April enjoyed the attention and al-Bashir never got grabby or demanding afterward. She would kiss him good night at the door of her apartment building and that was it. He didn’t even try to get her to invite him upstairs to her apartment.
Yet there was something in those dark brown eyes of his, some secret amusement or anticipation that he wasn’t sharing with her. Does he really like me, April wondered, or is he just dating me to find out more about what Dan’s doing? It can’t be that, she told herself. Dan’s given him free rein to go everywhere and talk to anybody he wants to.
For weeks April puzzled over the situation. An American guy would have made his move long before this, she knew.
And from all she had heard about Arabs, they treated women like possessions. Yet al-Bashir was outwardly gentle and pleasant. A good conversationalist, good dancer. She thought that she should enjoy being with him. Except—his eyes bothered her. The way he looked at her, she felt like a deer being watched by a wolf. He strips me with his eyes, April realized. It made her uneasy.
She found herself wondering what it would be like to go out with Dan. Would he be gentle and patient and pleasant? She knew he wouldn’t. And she realized that she wouldn’t want Dan to be.

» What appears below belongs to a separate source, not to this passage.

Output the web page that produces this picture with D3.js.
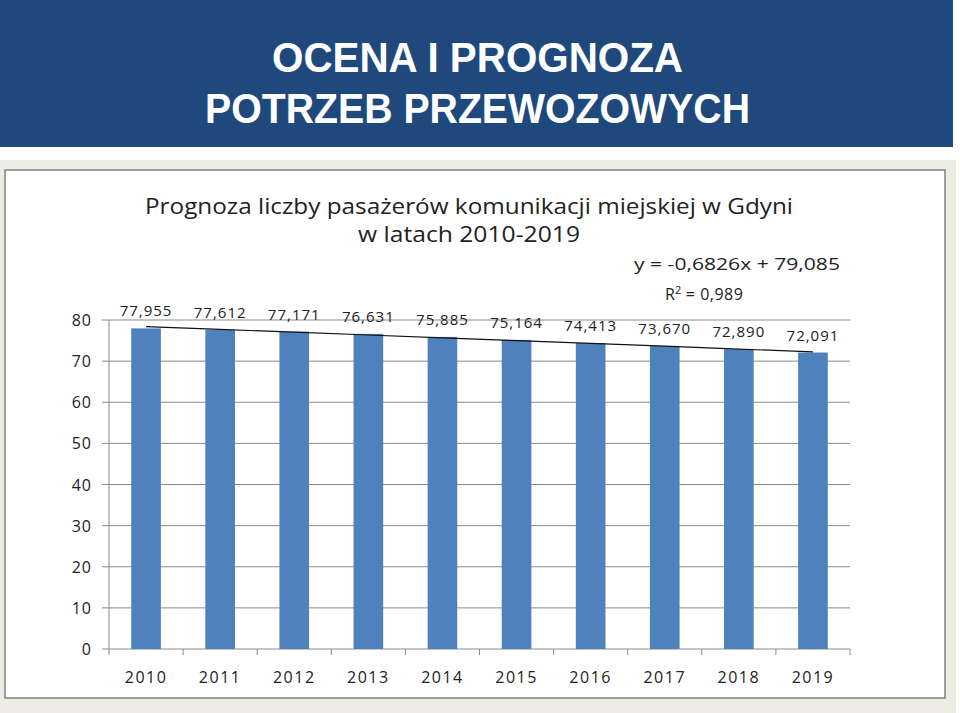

Al-Bashir enjoyed his dates with April, as well. She was lovely, intelligent, and eager to learn from him. He especially liked the way she listened, wide-eyed, to his tales of world travels and international business affairs. She was reluctant to get romantically involved, but he knew that there was plenty of time for that. And there were plenty of women in Houston to satisfy his sexual needs.
April is like a beautiful, sensitive doe, he told himself. She’s not to be hunted so much as won over, like the ancient story of beauty and the beast.
After the power satellite has done its work, he told himself. After I’ve destroyed Astro Corporation and Dan Randolph has been crucified by the politicians and the news media. After she has no job and no hope. Then she will turn to me and offer herself. I will get her and get rid of Garrison at the same time. I will be the most powerful of them all.
Al-Bashir smiled to himself. The future will be sweet, indeed.